The Health, Education and Human Services Committee (HEHSC) received a report on the progress of the Navajo Nation Head Start program Dec. 4.
"We have spent the last nine months working diligently to restructure this multi-million dollar program and improve the quality of it for our Nation's youngest children," said Navajo Nation Head Start Assistant Superintendent Sharon Singer.
According to the report, Navajo Head Start has been working to correct deficiencies that have been identified, such as lack of certified staff, restructuring of the program, curriculum improvement, building maintenance, transportation, and other related issues that once plagued the program.
HEHSC member Council Delegate Joshua Lavar Butler (Tó Nanees Dizí) expressed his support for the efforts the Head Start program is undertaking and stressed the importance of its services to the Navajo Nation.
"I believe that Head Start is finally back on track and the leadership has demonstrated their capabilities of the program," said Butler. "The people you serve are the children and you have given them a voice."
Singer stated that the overhaul of the Head Start program has allowed for the expansion of 20 additional service centers. McKinley County Schools also gave the program 90 modular buildings for additional classrooms and teacher housing.
The written report also included the current data for the program, which includes: 69 service centers currently open, 1,703 enrolled students, 439 total staff members, and 70 percent of the teachers are certified as "high-quality" in their teaching abilities, according to Head Start Performance Standards. The remaining 30 percent of the teachers have a bachelor's degree.

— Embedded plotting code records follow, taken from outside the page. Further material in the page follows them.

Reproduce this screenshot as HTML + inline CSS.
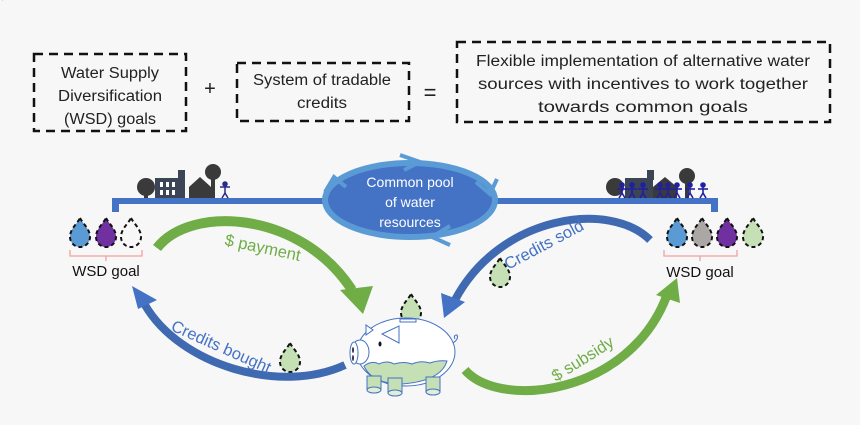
<!DOCTYPE html>
<html><head><meta charset="utf-8"><style>
html,body{margin:0;padding:0;background:#f7f7f7;}
svg{display:block;font-family:"Liberation Sans",sans-serif;}
</style></head><body>
<svg width="860" height="425" viewBox="0 0 860 425" xmlns="http://www.w3.org/2000/svg">
<rect width="860" height="425" fill="#f7f7f7"/>
<g fill="none" stroke="#111" stroke-width="2.5" stroke-dasharray="9,6">
<rect x="34" y="54" width="152" height="77"/>
<rect x="237" y="63" width="172" height="58"/>
<rect x="457" y="42" width="373" height="80"/>
</g>
<g font-size="15.5" fill="#222" text-anchor="middle">
<text x="110" y="78" textLength="98" lengthAdjust="spacingAndGlyphs">Water Supply</text>
<text x="110" y="101" textLength="104" lengthAdjust="spacingAndGlyphs">Diversification</text>
<text x="110" y="124" textLength="92" lengthAdjust="spacingAndGlyphs">(WSD) goals</text>
<text x="322" y="85" textLength="138" lengthAdjust="spacingAndGlyphs">System of tradable</text>
<text x="322" y="108" textLength="50" lengthAdjust="spacingAndGlyphs">credits</text>
<text x="643" y="66" textLength="334" lengthAdjust="spacingAndGlyphs">Flexible implementation of alternative water</text>
<text x="643" y="89" textLength="330" lengthAdjust="spacingAndGlyphs">sources with incentives to work together</text>
<text x="643" y="112" textLength="210" lengthAdjust="spacingAndGlyphs">towards common goals</text>
<text x="210" y="95" font-size="20">+</text>
<text x="430" y="100" font-size="22">=</text>
</g>
<!-- pipe -->
<rect x="113" y="198" width="604" height="6" fill="#4472c4"/>
<rect x="112" y="198" width="7" height="14" fill="#4472c4"/>
<rect x="711" y="198" width="7" height="14" fill="#4472c4"/>
<!-- village left -->
<g fill="#3a3a3a">
<circle cx="146" cy="187" r="9"/><rect x="144" y="190" width="4" height="8"/>
<rect x="155" y="178" width="30" height="20" fill="#3b4555"/><rect x="178" y="170" width="7" height="10" fill="#3b4555"/>
<polygon points="189,187 200,177 211,187 211,198 189,198"/>
<circle cx="213" cy="172" r="8"/><rect x="211" y="178" width="4" height="20"/>
</g>
<g fill="#fff"><rect x="160" y="182" width="3" height="5"/><rect x="166" y="182" width="3" height="5"/><rect x="172" y="182" width="3" height="5"/><rect x="160" y="190" width="3" height="5"/><rect x="166" y="190" width="3" height="5"/><rect x="172" y="190" width="3" height="5"/></g>
<g stroke="#2a2a8a" stroke-width="1.5" fill="#2a2a8a"><circle cx="225" cy="184" r="2"/><line x1="225" y1="186" x2="225" y2="193"/><line x1="220" y1="187" x2="230" y2="187"/><line x1="225" y1="193" x2="222" y2="198"/><line x1="225" y1="193" x2="228" y2="198"/></g>
<!-- village right -->
<g fill="#3a3a3a">
<circle cx="615" cy="187" r="9"/>
<rect x="625" y="178" width="28" height="20" fill="#3b4555"/><rect x="647" y="170" width="7" height="10" fill="#3b4555"/>
<polygon points="653,187 665,177 677,187 677,198 653,198"/>
<circle cx="687" cy="176" r="8"/><rect x="685" y="180" width="4" height="18"/>
</g>
<g stroke="#2020a0" stroke-width="1.6" fill="#2020a0">
<g id="p"><circle cx="0" cy="-13" r="2"/><line x1="0" y1="-11" x2="0" y2="-5"/><line x1="-5" y1="-9" x2="5" y2="-9"/><line x1="0" y1="-5" x2="-3" y2="0"/><line x1="0" y1="-5" x2="3" y2="0"/></g>
<use href="#p" x="622" y="198"/><use href="#p" x="632" y="198"/><use href="#p" x="643" y="198"/><use href="#p" x="660" y="198"/><use href="#p" x="668" y="198"/><use href="#p" x="677" y="198"/><use href="#p" x="690" y="198"/><use href="#p" x="703" y="198"/>
</g>
<!-- pool -->
<ellipse cx="410" cy="200" rx="85" ry="37" fill="#4472c4" stroke="#5b9bd5" stroke-width="6"/>
<g fill="none" stroke="#5b9bd5" stroke-width="4"><polyline points="400,155 420,162 404,170"/><polyline points="476,182 490,194 497,179"/><polyline points="450,226 432,237 450,245"/><polyline points="325,192 334,177 346,187"/></g>
<g fill="#fff" font-size="14" text-anchor="middle">
<text x="410" y="187">Common pool</text><text x="410" y="207">of water</text><text x="410" y="227">resources</text>
</g>
<!-- drops -->
<defs><path id="d" d="M0,-14 C3,-8 10,-3 10,5 A10,10 0 0 1 -10,5 C-10,-3 -3,-8 0,-14 Z"/></defs>
<g stroke="#111" stroke-width="2" stroke-dasharray="4,3">
<use href="#d" x="80" y="232" fill="#5b9bd5"/><use href="#d" x="106" y="232" fill="#7030a0"/><use href="#d" x="131" y="232" fill="none"/>
<use href="#d" x="677" y="232" fill="#5b9bd5"/><use href="#d" x="702" y="232" fill="#aaa7a4"/><use href="#d" x="727" y="232" fill="#7030a0"/><use href="#d" x="753" y="232" fill="#c5e0b4"/>
<use href="#d" x="500" y="272" fill="#c5e0b4"/><use href="#d" x="290" y="357" fill="#c5e0b4"/><use href="#d" x="411" y="308" fill="#c5e0b4"/>
</g>
<g fill="none" stroke="#f4a0a0" stroke-width="1.3">
<path d="M70,250 v6 h72 v-6 M106,256 v5"/><path d="M664,250 v6 h73 v-6 M700,256 v5"/>
</g>
<g font-size="15" fill="#111" text-anchor="middle"><text x="106" y="276">WSD goal</text><text x="700" y="277">WSD goal</text></g>
<!-- arrows -->
<path d="M157,248 C190,205 300,210 352,290" fill="none" stroke="#70ad47" stroke-width="10"/>
<polygon points="340,290 373,286 363,314" fill="#70ad47"/>
<path d="M345,365 C280,395 180,365 145,305" fill="none" stroke="#3f69b0" stroke-width="8"/>
<polygon points="132,286 157,300 138,309" fill="#4472c4"/>
<path d="M650,240 C610,200 500,215 455,300" fill="none" stroke="#3f69b0" stroke-width="8"/>
<polygon points="444,318 441,293 465,302" fill="#4472c4"/>
<path d="M465,370 C500,410 630,395 667,295" fill="none" stroke="#70ad47" stroke-width="9"/>
<polygon points="677,278 680,303 656,295" fill="#70ad47"/>
<g font-size="16.5">
<text transform="translate(224,245) rotate(12)" fill="#70ad47">$ payment</text>
<text transform="translate(170,330) rotate(24)" fill="#4472c4">Credits bought</text>
<text transform="translate(508,270) rotate(-28)" fill="#4472c4">Credits sold</text>
<text transform="translate(556,382) rotate(-32)" fill="#70ad47">$ subsidy</text>
</g>
<!-- pig -->
<g stroke="#4472c4" stroke-width="1">
<ellipse cx="406" cy="352" rx="49" ry="34" fill="#fff"/>
<path d="M364,366 q8,-6 15,-2 q8,-4 15,0 q10,-3 18,0 q9,-4 18,-1 q8,-3 17,-2 q-6,20 -45,23 q-30,0 -38,-18z" fill="#c5e0b4"/>
<rect x="367" y="376" width="14" height="14" fill="#c5e0b4"/><ellipse cx="374" cy="390" rx="7" ry="3" fill="#dfeed6"/>
<rect x="388" y="378" width="14" height="15" fill="#c5e0b4"/><ellipse cx="395" cy="393" rx="7" ry="3" fill="#dfeed6"/>
<rect x="426" y="377" width="14" height="15" fill="#c5e0b4"/><ellipse cx="433" cy="392" rx="7" ry="3" fill="#dfeed6"/>
<ellipse cx="360" cy="352" rx="9" ry="12" fill="#fff"/>
<ellipse cx="354" cy="353" rx="4" ry="11" fill="#fff"/>
<polygon points="382,334 399,326 399,343" fill="#fff"/>
<polygon points="366,325 366,335 373,330" fill="#fff"/>
<rect x="400" y="319" width="16" height="3" fill="#fff"/>
<path d="M453,343 q6,-4 4,-8 q-4,0 -2,4" fill="none"/>
</g>
<ellipse cx="380" cy="344" rx="1.5" ry="2.5" fill="#112"/>
<ellipse cx="353" cy="350" rx="1" ry="3" fill="#335"/><ellipse cx="353" cy="358" rx="1" ry="3" fill="#335"/>
</svg>
</body></html>
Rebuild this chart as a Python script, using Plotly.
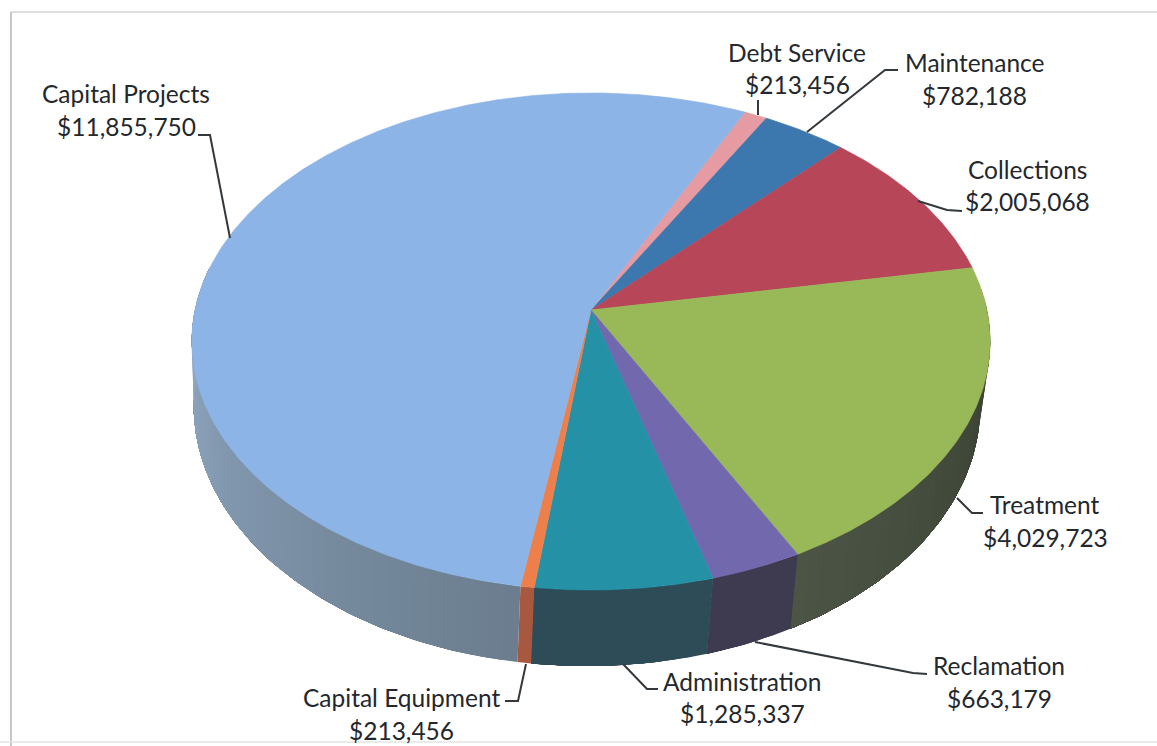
import math
import plotly.graph_objects as go

# ---- data (clockwise, starting after Capital Projects' trailing edge)
categories = ["Debt Service", "Maintenance", "Collections", "Treatment",
              "Reclamation", "Administration", "Capital Equipment", "Capital Projects"]
values = [213456, 782188, 2005068, 4029723, 663179, 1285337, 213456, 11855750]
# the reference draws Capital Equipment thinner than its printed figure; slice size
drawn_values = [213456, 782188, 2005068, 4029723, 663179, 1285337, 100000, 11855750]

# ---- styles
top_colors = ["#E69AA2", "#3C78AE", "#B74658", "#99B958", "#7268AE", "#2491A6", "#EE7F4B", "#8DB4E6"]
wall_near = ["#888888", "#2F5A80", "#7A2F3C", "#4C5445", "#3E3B50", "#2D4C58", "#A8583F", "#667888"]
wall_far = ["#888888", "#2F5A80", "#7A2F3C", "#3C4536", "#3E3B50", "#2D4C58", "#A8583F", "#90A8C2"]

# ---- layout of the tilted disc, in page pixels
CX, CY = 591, 310
A, B, P = 396.0, 244.6, -0.1267
ROT, WARP, PHASE, WARP2 = 29.5, 3.9, 10, 0.6
WALL_SHIFT, WALL_SCALE, WALL_D0, WALL_D1 = -4.0, 0.985, 63.0, 13.0

label_pos = {  # name centre, value centre
    "Capital Projects": (126, 93, 126, 126),
    "Debt Service": (797, 52, 797, 84),
    "Maintenance": (975, 62, 974, 95),
    "Collections": (1027, 169, 1027, 201),
    "Treatment": (1045, 504, 1045, 537),
    "Reclamation": (999, 665, 999, 698),
    "Administration": (742, 681, 742, 713),
    "Capital Equipment": (401, 697, 401, 730),
}
leaders = [
    [(198, 135), (210, 135), (230, 238)],
    [(758, 100), (758, 115)],
    [(898, 70), (885, 70), (807, 132)],
    [(962, 211), (947, 210), (918, 201)],
    [(983, 513), (972, 513), (957, 498)],
    [(927, 674), (913, 673), (755, 642)],
    [(658, 689), (647, 689), (623, 664)],
    [(505, 701), (518, 701), (526, 664)],
]


def screen_angle(t):
    return (t + ROT - WARP * math.cos(math.radians(t + PHASE))
            + WARP2 * math.sin(math.radians(2 * t)))


def rim(deg):
    th = math.radians(deg)
    u, v = math.sin(th), -math.cos(th)
    w = 1 + P * v
    return CX + A * u / w, CY + B * v / w, v


def lower_rim(deg):
    x, y, v = rim(deg)
    return CX + WALL_SHIFT + (x - CX) * WALL_SCALE, y + WALL_D0 + WALL_D1 * max(v, 0)


def mix(c1, c2, f):
    a = [int(c1[i:i + 2], 16) for i in (1, 3, 5)]
    b = [int(c2[i:i + 2], 16) for i in (1, 3, 5)]
    return "#" + "".join(f"{round(p + (q - p) * f):02x}" for p, q in zip(a, b))


total = sum(drawn_values)
spans = []
cum = 0.0
for val in drawn_values:
    spans.append((cum, cum + val / total * 360))
    cum += val / total * 360

fig = go.Figure()

# side wall: strips painted in order, each running on under the next, so no seams show
for i, (t0, t1) in enumerate(spans):
    a0, a1 = screen_angle(t0), screen_angle(t1)
    lo, hi = max(a0, 85), min(a1, 280)
    if lo >= hi:
        continue
    n = max(1, int((hi - lo) / 2))
    step = (hi - lo) / n
    for k in range(n):
        d0 = lo + step * k
        d1 = hi
        mid = d0 + step / 2
        f = (152 - mid) / 45 if i == 3 else abs(mid - 180) / 90
        col = mix(wall_near[i], wall_far[i], max(0, min(1, f)))
        m = max(1, int((d1 - d0) / 1))
        arc = [d0 + (d1 - d0) * j / m for j in range(m + 1)]
        top = [rim(d) for d in arc]
        low = [lower_rim(d) for d in arc]
        xs = [p[0] for p in top] + [p[0] for p in reversed(low)]
        ys = [p[1] for p in top] + [p[1] for p in reversed(low)]
        fig.add_trace(go.Scatter(
            x=xs + xs[:1], y=ys + ys[:1],
            mode="lines", fill="toself", fillcolor=col,
            line=dict(width=0), hoverinfo="skip", showlegend=False))

# top face
for i, (t0, t1) in enumerate(spans):
    a0, a1 = screen_angle(t0), screen_angle(t1)
    n = max(4, int((a1 - a0) / 0.5))
    pts = [rim(a0 + (a1 - a0) * k / n) for k in range(n + 1)]
    fig.add_trace(go.Scatter(
        x=[CX] + [p[0] for p in pts] + [CX],
        y=[CY] + [p[1] for p in pts] + [CY],
        mode="lines", fill="toself", fillcolor=top_colors[i],
        line=dict(color=top_colors[i], width=0.6),
        name=categories[i], text=f"{categories[i]}: ${values[i]:,}",
        hoverinfo="text", showlegend=False))

# leader lines
for seg in leaders:
    fig.add_trace(go.Scatter(
        x=[p[0] for p in seg], y=[p[1] for p in seg], mode="lines",
        line=dict(color="#33383c", width=2), hoverinfo="skip", showlegend=False))

# labels
FONT = dict(family="Lato", size=24.5, color="#24282c")
for name, val in zip(categories, values):
    nx, ny, vx, vy = label_pos[name]
    fig.add_annotation(x=nx, y=ny, text=name, showarrow=False, font=FONT, xanchor="center", yanchor="middle")
    fig.add_annotation(x=vx, y=vy, text=f"${val:,}", showarrow=False, font=FONT, xanchor="center", yanchor="middle")

# scanned page frame
frame = [(11, 12, 1157, 12, "#d4d4d4"), (11, 12, 11, 746, "#b4b4b4"), (0, 742, 1157, 742, "#e4e4e4")]
for x0, y0, x1, y1, c in frame:
    fig.add_shape(type="line", x0=x0, y0=y0, x1=x1, y1=y1, line=dict(color=c, width=1.5), layer="below")

fig.update_layout(
    width=1157, height=746, margin=dict(l=0, r=0, t=0, b=0, pad=0),
    paper_bgcolor="white", plot_bgcolor="white", showlegend=False,
    xaxis=dict(range=[0, 1157], visible=False, fixedrange=True),
    yaxis=dict(range=[746, 0], visible=False, fixedrange=True),
)
fig.write_html("out.html", config={"displayModeBar": False},
               post_script="document.body.style.margin='0';document.documentElement.style.overflow='hidden';")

HEHSC member Council Delegate Walter Phelps (Cameron, Coalmine Canyon, Leupp, Tolani Lake, Tsidi To'ii) said he was elated at the continued improvements of the program, and asked Singer what protocols the program follows when there has been a declaration of emergency.
"Our program is unique because the location of our schools is very rural and a large majority of our transportation is on dirt roads. We have an internal alert system that our staff uses that provides recommendations so we can get approval to close centers, if need be," Singer said.
At the conclusion of the meeting, Butler said the Navajo Head Start program has strong support from tribal leaders.